> **EXERCISE REQUIREMENTS**
Only the pictures are omitted; repeat all other data exactly.

— START AVAILABLE DATA —

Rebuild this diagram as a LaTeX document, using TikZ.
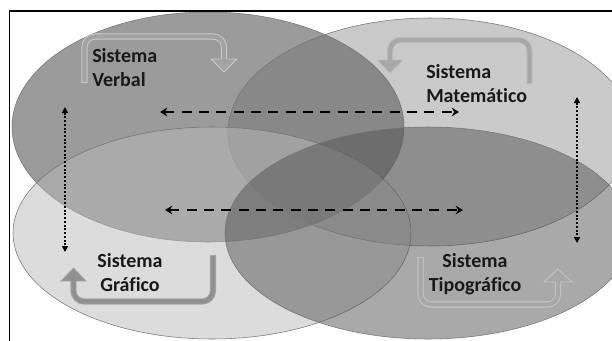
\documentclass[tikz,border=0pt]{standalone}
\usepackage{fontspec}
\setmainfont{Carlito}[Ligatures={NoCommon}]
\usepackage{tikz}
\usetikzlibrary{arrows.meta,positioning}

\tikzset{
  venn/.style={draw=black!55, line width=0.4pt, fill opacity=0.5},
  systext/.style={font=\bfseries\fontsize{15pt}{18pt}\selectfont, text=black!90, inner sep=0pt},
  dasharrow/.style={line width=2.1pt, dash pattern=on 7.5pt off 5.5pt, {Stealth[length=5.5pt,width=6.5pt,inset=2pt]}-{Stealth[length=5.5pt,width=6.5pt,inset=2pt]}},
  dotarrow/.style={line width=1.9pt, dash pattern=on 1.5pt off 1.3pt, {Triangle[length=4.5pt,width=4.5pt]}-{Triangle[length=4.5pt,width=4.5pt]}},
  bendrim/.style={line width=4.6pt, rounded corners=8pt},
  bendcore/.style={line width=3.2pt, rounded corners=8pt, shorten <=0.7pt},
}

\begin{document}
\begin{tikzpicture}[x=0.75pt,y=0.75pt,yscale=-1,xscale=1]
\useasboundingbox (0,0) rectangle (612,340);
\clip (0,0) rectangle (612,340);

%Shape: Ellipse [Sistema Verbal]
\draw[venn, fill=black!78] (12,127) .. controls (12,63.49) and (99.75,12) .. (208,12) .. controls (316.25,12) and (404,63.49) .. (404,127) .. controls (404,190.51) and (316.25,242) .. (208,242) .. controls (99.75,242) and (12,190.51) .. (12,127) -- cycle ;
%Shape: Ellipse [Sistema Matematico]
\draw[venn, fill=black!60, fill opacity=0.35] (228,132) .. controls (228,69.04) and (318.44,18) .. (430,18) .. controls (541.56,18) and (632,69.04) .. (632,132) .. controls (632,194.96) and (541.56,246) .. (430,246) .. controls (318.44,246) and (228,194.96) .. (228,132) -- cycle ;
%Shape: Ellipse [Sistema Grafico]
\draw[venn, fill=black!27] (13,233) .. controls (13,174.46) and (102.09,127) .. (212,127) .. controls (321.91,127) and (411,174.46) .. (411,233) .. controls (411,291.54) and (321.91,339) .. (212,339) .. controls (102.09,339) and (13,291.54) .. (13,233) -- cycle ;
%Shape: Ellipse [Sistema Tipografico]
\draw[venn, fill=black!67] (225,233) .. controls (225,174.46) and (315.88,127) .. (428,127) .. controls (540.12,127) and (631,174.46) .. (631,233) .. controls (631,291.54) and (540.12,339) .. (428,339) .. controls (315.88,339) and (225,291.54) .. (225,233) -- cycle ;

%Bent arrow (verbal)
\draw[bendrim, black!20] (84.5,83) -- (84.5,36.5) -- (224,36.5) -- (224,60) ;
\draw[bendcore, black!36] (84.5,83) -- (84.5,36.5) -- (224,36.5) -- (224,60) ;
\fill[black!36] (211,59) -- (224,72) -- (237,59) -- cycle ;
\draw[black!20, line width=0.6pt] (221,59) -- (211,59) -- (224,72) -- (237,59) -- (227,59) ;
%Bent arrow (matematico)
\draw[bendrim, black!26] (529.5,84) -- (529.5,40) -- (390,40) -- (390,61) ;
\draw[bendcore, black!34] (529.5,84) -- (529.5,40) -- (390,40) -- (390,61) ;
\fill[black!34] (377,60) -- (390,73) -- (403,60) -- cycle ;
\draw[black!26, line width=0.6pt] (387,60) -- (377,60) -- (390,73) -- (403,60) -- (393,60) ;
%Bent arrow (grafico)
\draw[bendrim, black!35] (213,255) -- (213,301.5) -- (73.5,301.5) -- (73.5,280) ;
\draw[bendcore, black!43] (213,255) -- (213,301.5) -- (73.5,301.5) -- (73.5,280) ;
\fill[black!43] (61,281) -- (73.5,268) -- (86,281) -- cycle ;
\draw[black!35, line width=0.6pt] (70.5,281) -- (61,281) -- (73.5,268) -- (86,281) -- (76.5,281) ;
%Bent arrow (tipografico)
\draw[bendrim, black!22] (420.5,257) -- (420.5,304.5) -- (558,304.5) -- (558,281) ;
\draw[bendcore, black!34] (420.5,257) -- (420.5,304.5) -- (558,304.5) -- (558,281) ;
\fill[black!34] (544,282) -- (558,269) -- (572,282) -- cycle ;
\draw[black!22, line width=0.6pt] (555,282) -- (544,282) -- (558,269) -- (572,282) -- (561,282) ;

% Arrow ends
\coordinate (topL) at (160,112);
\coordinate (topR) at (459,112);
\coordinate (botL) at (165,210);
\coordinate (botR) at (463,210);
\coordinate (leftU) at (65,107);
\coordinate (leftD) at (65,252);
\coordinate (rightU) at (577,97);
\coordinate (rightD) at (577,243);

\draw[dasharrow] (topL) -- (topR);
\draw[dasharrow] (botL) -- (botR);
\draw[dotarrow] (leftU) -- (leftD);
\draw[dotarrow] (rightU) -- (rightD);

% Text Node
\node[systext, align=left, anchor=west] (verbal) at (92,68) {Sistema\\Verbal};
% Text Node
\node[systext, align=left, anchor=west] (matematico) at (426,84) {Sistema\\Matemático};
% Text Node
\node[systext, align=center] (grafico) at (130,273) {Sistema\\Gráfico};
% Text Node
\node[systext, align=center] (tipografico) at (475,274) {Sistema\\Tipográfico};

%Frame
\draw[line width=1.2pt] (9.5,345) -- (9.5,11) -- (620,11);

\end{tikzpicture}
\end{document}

— END AVAILABLE DATA —

> **RIGHT ANSWER**
Rebuild this diagram as a LaTeX document, using TikZ.
\documentclass[tikz,border=0pt]{standalone}
\usepackage{fontspec}
\setmainfont{Carlito}[Ligatures={NoCommon}]
\usepackage{tikz}
\usetikzlibrary{arrows.meta,positioning}

\tikzset{
  venn/.style={draw=black!55, line width=0.4pt, fill opacity=0.5},
  systext/.style={font=\bfseries\fontsize{15pt}{18pt}\selectfont, text=black!90, inner sep=0pt},
  dasharrow/.style={line width=2.1pt, dash pattern=on 7.5pt off 5.5pt, {Stealth[length=5.5pt,width=6.5pt,inset=2pt]}-{Stealth[length=5.5pt,width=6.5pt,inset=2pt]}},
  dotarrow/.style={line width=1.9pt, dash pattern=on 1.5pt off 1.3pt, {Triangle[length=4.5pt,width=4.5pt]}-{Triangle[length=4.5pt,width=4.5pt]}},
  bendrim/.style={line width=4.6pt, rounded corners=8pt},
  bendcore/.style={line width=3.2pt, rounded corners=8pt, shorten <=0.7pt},
}

\begin{document}
\begin{tikzpicture}[x=0.75pt,y=0.75pt,yscale=-1,xscale=1]
\useasboundingbox (0,0) rectangle (612,340);
\clip (0,0) rectangle (612,340);

%Shape: Ellipse [Sistema Verbal]
\draw[venn, fill=black!78] (12,127) .. controls (12,63.49) and (99.75,12) .. (208,12) .. controls (316.25,12) and (404,63.49) .. (404,127) .. controls (404,190.51) and (316.25,242) .. (208,242) .. controls (99.75,242) and (12,190.51) .. (12,127) -- cycle ;
%Shape: Ellipse [Sistema Matematico]
\draw[venn, fill=black!60, fill opacity=0.35] (228,132) .. controls (228,69.04) and (318.44,18) .. (430,18) .. controls (541.56,18) and (632,69.04) .. (632,132) .. controls (632,194.96) and (541.56,246) .. (430,246) .. controls (318.44,246) and (228,194.96) .. (228,132) -- cycle ;
%Shape: Ellipse [Sistema Grafico]
\draw[venn, fill=black!27] (13,233) .. controls (13,174.46) and (102.09,127) .. (212,127) .. controls (321.91,127) and (411,174.46) .. (411,233) .. controls (411,291.54) and (321.91,339) .. (212,339) .. controls (102.09,339) and (13,291.54) .. (13,233) -- cycle ;
%Shape: Ellipse [Sistema Tipografico]
\draw[venn, fill=black!67] (225,233) .. controls (225,174.46) and (315.88,127) .. (428,127) .. controls (540.12,127) and (631,174.46) .. (631,233) .. controls (631,291.54) and (540.12,339) .. (428,339) .. controls (315.88,339) and (225,291.54) .. (225,233) -- cycle ;

%Bent arrow (verbal)
\draw[bendrim, black!20] (84.5,83) -- (84.5,36.5) -- (224,36.5) -- (224,60) ;
\draw[bendcore, black!36] (84.5,83) -- (84.5,36.5) -- (224,36.5) -- (224,60) ;
\fill[black!36] (211,59) -- (224,72) -- (237,59) -- cycle ;
\draw[black!20, line width=0.6pt] (221,59) -- (211,59) -- (224,72) -- (237,59) -- (227,59) ;
%Bent arrow (matematico)
\draw[bendrim, black!26] (529.5,84) -- (529.5,40) -- (390,40) -- (390,61) ;
\draw[bendcore, black!34] (529.5,84) -- (529.5,40) -- (390,40) -- (390,61) ;
\fill[black!34] (377,60) -- (390,73) -- (403,60) -- cycle ;
\draw[black!26, line width=0.6pt] (387,60) -- (377,60) -- (390,73) -- (403,60) -- (393,60) ;
%Bent arrow (grafico)
\draw[bendrim, black!35] (213,255) -- (213,301.5) -- (73.5,301.5) -- (73.5,280) ;
\draw[bendcore, black!43] (213,255) -- (213,301.5) -- (73.5,301.5) -- (73.5,280) ;
\fill[black!43] (61,281) -- (73.5,268) -- (86,281) -- cycle ;
\draw[black!35, line width=0.6pt] (70.5,281) -- (61,281) -- (73.5,268) -- (86,281) -- (76.5,281) ;
%Bent arrow (tipografico)
\draw[bendrim, black!22] (420.5,257) -- (420.5,304.5) -- (558,304.5) -- (558,281) ;
\draw[bendcore, black!34] (420.5,257) -- (420.5,304.5) -- (558,304.5) -- (558,281) ;
\fill[black!34] (544,282) -- (558,269) -- (572,282) -- cycle ;
\draw[black!22, line width=0.6pt] (555,282) -- (544,282) -- (558,269) -- (572,282) -- (561,282) ;

% Arrow ends
\coordinate (topL) at (160,112);
\coordinate (topR) at (459,112);
\coordinate (botL) at (165,210);
\coordinate (botR) at (463,210);
\coordinate (leftU) at (65,107);
\coordinate (leftD) at (65,252);
\coordinate (rightU) at (577,97);
\coordinate (rightD) at (577,243);

\draw[dasharrow] (topL) -- (topR);
\draw[dasharrow] (botL) -- (botR);
\draw[dotarrow] (leftU) -- (leftD);
\draw[dotarrow] (rightU) -- (rightD);

% Text Node
\node[systext, align=left, anchor=west] (verbal) at (92,68) {Sistema\\Verbal};
% Text Node
\node[systext, align=left, anchor=west] (matematico) at (426,84) {Sistema\\Matemático};
% Text Node
\node[systext, align=center] (grafico) at (130,273) {Sistema\\Gráfico};
% Text Node
\node[systext, align=center] (tipografico) at (475,274) {Sistema\\Tipográfico};

%Frame
\draw[line width=1.2pt] (9.5,345) -- (9.5,11) -- (620,11);

\end{tikzpicture}
\end{document}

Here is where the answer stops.